*WRITTEN INSTRUCTION:* Return only the count of lines in which the word "with" appears.

*GIVEN RECORDS:*
____

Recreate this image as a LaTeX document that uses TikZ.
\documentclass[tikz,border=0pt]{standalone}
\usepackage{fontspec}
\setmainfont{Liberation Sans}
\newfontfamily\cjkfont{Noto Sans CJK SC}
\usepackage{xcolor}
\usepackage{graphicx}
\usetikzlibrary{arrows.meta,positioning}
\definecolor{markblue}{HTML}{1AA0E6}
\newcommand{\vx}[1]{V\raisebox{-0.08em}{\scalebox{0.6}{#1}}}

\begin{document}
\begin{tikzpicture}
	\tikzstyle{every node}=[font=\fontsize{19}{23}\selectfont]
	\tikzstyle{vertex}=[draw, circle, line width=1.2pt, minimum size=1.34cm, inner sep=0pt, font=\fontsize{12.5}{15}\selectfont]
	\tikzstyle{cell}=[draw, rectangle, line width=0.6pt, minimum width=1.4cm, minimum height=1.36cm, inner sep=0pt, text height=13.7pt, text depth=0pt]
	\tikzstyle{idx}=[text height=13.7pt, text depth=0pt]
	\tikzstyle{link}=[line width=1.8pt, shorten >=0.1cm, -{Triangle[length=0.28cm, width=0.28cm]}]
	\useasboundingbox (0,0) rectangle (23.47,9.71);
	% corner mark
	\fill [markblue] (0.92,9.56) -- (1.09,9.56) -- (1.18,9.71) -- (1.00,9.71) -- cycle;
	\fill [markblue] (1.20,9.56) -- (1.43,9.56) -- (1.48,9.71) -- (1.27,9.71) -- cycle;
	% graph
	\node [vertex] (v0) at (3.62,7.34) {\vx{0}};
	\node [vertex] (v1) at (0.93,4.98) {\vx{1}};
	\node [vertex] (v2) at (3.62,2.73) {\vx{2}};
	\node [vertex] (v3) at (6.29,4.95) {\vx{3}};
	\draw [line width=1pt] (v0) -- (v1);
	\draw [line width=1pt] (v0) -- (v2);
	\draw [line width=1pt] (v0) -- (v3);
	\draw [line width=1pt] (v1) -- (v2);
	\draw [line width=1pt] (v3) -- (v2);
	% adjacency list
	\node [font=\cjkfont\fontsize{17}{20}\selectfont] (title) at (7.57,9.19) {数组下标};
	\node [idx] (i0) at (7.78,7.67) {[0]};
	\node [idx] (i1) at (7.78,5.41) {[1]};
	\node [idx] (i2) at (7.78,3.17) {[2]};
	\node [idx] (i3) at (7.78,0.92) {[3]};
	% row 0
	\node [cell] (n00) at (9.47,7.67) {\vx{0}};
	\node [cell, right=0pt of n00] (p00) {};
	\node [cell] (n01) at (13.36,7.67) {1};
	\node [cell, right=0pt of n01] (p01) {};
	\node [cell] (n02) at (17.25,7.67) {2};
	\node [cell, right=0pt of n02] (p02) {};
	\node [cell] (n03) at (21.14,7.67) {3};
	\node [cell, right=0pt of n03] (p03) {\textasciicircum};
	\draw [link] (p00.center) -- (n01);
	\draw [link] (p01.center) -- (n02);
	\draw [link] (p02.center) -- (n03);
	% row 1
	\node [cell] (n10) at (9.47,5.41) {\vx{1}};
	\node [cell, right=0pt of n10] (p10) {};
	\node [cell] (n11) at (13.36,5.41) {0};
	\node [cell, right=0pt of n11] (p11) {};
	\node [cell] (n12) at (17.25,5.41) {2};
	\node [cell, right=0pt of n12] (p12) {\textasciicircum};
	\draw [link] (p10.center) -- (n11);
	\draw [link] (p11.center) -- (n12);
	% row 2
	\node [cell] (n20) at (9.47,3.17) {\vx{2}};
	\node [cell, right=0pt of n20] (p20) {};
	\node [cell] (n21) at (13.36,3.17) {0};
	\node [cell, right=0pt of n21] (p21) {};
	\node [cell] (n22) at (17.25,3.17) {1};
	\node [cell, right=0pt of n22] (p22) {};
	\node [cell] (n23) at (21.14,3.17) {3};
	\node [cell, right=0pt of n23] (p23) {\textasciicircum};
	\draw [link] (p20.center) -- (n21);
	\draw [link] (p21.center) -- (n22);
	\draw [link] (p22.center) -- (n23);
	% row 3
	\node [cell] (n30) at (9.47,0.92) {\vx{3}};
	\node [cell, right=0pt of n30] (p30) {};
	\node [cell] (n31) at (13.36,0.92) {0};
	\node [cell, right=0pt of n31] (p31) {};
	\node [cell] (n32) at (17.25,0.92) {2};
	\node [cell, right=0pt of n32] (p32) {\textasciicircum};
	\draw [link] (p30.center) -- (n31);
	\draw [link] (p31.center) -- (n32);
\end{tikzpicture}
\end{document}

____

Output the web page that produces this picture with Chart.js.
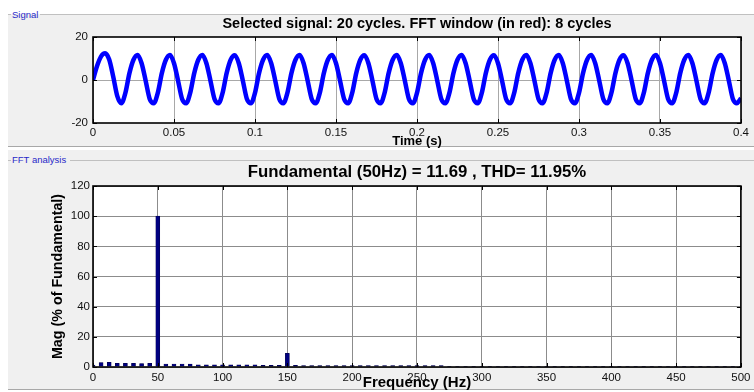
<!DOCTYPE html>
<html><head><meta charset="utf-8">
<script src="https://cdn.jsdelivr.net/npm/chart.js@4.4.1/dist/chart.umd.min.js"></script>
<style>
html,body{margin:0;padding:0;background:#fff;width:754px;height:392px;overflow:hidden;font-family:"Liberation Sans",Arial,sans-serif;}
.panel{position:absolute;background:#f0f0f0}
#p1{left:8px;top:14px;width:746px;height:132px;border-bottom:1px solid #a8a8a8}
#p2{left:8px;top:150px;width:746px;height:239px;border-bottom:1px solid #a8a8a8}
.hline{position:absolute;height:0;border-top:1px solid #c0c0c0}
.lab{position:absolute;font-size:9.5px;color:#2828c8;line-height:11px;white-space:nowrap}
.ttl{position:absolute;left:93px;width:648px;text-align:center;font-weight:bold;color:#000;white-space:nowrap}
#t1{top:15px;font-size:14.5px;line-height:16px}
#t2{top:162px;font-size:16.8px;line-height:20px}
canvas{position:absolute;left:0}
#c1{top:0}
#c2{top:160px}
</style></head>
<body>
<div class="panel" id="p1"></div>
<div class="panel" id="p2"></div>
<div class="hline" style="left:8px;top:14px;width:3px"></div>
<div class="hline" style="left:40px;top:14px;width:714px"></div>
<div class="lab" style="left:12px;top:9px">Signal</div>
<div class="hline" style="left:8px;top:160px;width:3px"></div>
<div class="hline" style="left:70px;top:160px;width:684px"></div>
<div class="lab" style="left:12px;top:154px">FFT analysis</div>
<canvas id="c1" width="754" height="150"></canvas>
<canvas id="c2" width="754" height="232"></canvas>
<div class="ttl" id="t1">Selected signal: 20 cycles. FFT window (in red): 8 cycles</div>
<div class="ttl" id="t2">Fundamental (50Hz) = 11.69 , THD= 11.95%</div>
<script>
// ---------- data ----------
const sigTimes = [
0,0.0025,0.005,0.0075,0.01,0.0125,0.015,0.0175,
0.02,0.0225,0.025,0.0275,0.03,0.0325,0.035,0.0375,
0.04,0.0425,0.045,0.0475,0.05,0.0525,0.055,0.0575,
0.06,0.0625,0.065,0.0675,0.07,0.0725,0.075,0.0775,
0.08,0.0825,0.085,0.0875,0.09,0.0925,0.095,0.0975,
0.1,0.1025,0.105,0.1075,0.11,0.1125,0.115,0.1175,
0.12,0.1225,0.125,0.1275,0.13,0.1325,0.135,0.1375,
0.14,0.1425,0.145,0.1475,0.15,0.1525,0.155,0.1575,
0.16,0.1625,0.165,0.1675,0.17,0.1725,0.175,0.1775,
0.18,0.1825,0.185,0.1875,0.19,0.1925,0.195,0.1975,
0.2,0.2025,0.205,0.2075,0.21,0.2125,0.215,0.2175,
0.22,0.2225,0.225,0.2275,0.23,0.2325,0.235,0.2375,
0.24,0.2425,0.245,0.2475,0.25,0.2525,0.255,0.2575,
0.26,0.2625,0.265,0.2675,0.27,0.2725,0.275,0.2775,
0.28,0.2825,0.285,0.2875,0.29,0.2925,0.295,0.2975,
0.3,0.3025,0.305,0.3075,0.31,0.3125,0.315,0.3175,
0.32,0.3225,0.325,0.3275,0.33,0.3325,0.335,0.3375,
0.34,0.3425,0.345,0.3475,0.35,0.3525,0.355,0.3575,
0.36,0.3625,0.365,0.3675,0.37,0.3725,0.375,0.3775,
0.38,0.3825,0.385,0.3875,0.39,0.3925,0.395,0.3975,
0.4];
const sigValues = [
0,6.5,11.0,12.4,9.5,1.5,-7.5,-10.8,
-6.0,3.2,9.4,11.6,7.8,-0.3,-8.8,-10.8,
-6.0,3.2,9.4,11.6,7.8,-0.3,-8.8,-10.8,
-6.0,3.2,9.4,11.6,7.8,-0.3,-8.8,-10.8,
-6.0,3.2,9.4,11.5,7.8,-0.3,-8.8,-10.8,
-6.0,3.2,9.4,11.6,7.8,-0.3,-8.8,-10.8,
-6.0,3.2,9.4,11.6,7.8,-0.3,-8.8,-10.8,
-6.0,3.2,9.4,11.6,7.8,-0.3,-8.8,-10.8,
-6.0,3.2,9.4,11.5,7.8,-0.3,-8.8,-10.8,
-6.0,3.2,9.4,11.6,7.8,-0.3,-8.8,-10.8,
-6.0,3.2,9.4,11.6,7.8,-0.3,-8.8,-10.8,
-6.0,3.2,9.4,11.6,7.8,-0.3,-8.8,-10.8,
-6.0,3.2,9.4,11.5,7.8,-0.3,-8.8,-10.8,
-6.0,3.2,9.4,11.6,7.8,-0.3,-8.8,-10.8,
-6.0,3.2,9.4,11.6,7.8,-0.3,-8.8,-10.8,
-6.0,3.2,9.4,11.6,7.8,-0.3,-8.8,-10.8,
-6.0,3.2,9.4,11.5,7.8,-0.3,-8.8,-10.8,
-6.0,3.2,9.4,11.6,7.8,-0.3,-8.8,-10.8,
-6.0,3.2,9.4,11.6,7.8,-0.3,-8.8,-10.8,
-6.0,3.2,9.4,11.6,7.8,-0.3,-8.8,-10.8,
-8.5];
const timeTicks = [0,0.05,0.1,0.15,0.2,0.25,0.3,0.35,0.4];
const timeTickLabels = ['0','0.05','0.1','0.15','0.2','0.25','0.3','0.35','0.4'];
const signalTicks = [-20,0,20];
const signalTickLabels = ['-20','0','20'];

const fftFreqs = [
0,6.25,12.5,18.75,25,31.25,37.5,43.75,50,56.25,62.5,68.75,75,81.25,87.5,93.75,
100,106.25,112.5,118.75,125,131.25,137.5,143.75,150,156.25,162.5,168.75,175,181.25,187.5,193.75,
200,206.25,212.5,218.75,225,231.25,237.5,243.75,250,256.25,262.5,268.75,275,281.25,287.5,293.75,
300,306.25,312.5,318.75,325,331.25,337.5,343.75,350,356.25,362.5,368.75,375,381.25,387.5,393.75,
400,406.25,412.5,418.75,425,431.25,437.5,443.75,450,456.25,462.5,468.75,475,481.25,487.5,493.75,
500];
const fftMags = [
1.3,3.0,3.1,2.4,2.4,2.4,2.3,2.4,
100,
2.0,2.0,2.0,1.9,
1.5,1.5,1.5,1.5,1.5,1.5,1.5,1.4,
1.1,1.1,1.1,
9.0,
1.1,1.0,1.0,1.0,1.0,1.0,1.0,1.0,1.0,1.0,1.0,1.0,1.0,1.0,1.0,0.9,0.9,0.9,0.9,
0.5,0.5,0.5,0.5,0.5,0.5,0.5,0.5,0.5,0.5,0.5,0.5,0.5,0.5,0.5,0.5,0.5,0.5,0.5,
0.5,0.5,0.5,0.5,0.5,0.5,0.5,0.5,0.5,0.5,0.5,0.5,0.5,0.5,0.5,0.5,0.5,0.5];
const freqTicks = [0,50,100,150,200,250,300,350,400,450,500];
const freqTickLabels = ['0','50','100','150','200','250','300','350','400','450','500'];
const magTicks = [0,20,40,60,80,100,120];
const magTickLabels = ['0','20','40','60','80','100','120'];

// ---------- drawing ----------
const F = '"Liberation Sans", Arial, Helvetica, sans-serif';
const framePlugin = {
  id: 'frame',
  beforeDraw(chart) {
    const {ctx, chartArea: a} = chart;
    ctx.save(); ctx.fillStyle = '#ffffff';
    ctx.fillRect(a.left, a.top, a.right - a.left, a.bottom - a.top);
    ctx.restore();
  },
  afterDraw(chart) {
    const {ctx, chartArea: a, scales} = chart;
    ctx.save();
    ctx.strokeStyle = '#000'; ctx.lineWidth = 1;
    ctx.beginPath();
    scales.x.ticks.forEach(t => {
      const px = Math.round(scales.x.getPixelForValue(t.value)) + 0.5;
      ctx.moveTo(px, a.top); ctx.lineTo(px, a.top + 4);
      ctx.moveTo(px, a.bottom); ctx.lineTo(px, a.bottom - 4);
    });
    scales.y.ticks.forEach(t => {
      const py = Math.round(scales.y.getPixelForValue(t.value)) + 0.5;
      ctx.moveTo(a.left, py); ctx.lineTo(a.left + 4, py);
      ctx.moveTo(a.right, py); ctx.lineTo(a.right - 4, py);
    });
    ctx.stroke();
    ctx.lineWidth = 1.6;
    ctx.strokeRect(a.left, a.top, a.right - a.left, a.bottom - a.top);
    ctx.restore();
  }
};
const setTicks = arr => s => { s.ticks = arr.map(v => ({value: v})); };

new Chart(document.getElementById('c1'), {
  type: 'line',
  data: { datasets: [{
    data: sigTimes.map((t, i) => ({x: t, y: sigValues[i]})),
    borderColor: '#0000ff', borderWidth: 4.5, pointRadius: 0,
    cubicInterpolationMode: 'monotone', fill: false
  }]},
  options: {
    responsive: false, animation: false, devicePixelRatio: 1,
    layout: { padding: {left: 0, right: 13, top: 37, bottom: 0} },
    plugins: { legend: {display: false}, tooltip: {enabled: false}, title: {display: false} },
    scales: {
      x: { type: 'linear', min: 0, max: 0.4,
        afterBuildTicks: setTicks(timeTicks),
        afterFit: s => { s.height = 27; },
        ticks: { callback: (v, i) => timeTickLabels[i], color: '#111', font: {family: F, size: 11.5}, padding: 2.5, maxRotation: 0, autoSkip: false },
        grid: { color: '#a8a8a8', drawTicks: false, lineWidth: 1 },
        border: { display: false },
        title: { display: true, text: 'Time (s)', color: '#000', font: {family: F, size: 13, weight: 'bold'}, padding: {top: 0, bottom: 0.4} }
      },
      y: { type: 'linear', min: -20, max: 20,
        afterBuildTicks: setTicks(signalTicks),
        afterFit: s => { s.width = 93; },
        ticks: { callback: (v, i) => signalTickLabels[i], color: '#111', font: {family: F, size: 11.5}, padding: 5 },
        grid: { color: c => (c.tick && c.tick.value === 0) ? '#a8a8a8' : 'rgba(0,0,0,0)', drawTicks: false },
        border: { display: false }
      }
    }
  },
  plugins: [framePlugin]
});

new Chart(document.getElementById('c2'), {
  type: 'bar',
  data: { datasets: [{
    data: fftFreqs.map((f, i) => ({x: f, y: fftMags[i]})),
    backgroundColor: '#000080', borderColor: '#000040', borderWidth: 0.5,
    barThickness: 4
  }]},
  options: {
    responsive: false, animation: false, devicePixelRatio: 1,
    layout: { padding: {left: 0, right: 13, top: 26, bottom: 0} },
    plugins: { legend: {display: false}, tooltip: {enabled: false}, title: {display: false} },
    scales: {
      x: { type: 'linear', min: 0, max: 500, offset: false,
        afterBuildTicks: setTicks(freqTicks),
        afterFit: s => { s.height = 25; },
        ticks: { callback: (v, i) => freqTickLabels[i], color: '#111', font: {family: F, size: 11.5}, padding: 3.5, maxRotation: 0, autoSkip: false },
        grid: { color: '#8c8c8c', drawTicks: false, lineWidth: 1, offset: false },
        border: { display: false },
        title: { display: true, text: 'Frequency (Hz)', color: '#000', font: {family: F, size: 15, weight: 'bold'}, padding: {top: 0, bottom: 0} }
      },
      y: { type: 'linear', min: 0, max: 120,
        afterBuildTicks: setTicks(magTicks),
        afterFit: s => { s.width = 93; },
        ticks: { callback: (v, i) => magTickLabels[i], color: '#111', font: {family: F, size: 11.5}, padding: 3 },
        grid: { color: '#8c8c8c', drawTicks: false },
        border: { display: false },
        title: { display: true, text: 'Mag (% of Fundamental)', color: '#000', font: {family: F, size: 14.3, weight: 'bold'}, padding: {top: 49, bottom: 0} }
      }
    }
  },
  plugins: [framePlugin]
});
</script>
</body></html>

____

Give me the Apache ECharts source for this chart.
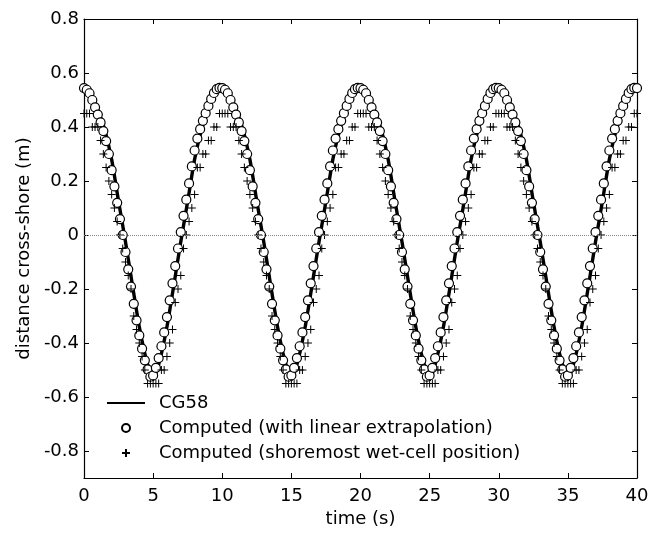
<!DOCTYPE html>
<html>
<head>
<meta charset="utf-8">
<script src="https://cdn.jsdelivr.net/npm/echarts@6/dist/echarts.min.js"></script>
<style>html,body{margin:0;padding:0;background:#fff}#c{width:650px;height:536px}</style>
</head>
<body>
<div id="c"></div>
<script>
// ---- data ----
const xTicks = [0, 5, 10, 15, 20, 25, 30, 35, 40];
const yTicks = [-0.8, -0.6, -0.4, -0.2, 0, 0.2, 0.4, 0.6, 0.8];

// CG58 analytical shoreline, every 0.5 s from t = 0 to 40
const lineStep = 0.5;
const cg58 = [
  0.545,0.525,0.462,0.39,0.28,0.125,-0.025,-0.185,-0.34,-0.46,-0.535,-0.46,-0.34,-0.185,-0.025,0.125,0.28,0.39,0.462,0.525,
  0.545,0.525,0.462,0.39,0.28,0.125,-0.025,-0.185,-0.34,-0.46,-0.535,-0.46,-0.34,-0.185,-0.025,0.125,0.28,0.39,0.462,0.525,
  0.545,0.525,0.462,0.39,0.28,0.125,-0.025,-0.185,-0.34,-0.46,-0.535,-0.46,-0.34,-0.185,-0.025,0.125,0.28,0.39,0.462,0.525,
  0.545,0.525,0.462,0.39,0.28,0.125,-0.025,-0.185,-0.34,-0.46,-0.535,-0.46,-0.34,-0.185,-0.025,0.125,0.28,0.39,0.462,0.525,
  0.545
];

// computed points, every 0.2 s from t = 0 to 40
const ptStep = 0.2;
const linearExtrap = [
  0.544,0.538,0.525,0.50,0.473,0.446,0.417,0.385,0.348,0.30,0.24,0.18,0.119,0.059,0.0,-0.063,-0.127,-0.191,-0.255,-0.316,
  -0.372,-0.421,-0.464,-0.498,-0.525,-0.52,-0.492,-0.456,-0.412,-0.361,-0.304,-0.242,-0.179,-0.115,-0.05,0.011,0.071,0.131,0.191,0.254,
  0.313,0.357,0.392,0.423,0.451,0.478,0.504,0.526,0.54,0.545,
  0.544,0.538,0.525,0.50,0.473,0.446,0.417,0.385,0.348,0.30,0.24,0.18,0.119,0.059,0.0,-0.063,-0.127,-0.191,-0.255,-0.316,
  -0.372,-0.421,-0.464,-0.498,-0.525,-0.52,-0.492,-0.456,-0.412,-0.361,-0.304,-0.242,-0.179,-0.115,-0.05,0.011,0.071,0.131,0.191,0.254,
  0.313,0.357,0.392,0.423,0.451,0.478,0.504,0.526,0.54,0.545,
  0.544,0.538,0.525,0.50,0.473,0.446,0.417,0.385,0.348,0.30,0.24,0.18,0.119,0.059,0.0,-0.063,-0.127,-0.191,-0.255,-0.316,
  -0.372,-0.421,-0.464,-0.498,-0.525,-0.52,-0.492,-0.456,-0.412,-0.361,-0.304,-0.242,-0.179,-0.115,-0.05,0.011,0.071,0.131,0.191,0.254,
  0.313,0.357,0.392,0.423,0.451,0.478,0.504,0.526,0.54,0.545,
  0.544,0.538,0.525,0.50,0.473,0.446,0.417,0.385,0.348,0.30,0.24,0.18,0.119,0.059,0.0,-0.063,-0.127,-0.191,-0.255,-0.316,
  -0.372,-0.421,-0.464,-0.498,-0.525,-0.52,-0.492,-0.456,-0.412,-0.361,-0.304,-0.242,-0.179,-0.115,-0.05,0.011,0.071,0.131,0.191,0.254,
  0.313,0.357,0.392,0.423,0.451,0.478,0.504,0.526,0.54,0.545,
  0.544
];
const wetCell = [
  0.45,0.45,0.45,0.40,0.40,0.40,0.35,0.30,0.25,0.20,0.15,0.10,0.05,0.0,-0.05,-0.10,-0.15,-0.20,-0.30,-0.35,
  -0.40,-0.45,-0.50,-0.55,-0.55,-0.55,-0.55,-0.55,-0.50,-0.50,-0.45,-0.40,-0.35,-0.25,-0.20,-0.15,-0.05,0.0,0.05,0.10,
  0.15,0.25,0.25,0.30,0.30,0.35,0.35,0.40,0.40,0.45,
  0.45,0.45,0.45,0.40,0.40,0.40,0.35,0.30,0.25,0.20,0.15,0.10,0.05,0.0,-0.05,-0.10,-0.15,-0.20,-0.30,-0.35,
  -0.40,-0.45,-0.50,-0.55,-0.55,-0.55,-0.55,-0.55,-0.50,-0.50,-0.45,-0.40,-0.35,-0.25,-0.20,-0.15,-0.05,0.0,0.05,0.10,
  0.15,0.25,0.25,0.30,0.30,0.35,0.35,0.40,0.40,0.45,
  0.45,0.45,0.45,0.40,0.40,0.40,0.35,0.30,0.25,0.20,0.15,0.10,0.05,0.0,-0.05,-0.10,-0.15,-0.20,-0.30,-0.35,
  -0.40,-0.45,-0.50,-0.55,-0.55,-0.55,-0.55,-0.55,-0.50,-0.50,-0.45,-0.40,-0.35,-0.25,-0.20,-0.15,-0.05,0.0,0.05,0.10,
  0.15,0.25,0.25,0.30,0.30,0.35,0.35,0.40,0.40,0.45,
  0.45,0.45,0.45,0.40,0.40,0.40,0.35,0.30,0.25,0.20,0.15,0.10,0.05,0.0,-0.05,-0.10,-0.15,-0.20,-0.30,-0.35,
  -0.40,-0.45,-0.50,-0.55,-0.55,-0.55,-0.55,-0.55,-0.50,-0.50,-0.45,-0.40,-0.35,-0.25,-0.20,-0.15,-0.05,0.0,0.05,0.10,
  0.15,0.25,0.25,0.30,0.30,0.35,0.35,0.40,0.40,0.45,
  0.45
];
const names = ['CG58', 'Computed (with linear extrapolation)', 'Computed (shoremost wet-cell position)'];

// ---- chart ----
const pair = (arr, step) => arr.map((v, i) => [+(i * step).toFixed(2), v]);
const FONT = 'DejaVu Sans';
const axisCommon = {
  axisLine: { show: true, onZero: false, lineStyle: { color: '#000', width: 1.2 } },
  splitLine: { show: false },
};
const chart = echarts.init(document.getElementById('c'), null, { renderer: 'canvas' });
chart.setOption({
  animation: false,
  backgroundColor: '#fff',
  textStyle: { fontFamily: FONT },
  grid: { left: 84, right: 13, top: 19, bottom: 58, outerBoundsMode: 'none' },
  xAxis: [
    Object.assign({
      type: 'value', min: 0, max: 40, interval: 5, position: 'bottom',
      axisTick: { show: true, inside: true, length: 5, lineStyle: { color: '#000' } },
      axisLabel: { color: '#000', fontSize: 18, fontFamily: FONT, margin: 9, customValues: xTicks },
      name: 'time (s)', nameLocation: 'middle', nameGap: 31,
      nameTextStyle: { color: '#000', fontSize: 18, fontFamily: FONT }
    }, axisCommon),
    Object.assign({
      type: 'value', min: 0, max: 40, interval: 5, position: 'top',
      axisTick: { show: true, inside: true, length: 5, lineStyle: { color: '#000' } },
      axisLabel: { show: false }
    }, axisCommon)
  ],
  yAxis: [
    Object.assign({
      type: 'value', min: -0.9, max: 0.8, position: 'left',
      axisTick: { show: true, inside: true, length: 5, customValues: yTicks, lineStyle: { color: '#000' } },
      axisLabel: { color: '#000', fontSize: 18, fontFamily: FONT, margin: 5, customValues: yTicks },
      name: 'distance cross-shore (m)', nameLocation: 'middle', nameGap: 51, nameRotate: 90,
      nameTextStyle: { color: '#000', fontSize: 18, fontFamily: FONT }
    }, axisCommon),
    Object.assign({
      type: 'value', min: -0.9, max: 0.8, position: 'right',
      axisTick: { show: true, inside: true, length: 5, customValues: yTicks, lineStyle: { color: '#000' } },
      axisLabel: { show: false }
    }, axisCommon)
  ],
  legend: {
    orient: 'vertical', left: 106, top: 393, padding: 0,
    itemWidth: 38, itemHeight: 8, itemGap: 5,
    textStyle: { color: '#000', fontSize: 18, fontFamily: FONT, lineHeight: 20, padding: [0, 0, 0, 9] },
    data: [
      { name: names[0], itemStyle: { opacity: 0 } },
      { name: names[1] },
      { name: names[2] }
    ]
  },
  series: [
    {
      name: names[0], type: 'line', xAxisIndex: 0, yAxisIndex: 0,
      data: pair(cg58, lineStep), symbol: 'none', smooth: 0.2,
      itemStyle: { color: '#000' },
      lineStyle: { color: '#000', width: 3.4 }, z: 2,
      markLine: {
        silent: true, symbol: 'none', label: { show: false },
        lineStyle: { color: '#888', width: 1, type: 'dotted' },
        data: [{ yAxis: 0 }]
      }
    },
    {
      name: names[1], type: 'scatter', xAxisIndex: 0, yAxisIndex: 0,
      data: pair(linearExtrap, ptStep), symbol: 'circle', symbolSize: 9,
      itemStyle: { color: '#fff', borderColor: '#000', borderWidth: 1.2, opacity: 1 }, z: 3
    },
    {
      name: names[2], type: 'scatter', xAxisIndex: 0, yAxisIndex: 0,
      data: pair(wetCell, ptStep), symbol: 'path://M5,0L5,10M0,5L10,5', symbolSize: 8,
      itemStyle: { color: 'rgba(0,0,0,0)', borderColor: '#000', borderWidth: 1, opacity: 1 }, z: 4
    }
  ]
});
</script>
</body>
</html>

____

*COMPLETE ANSWER:* 2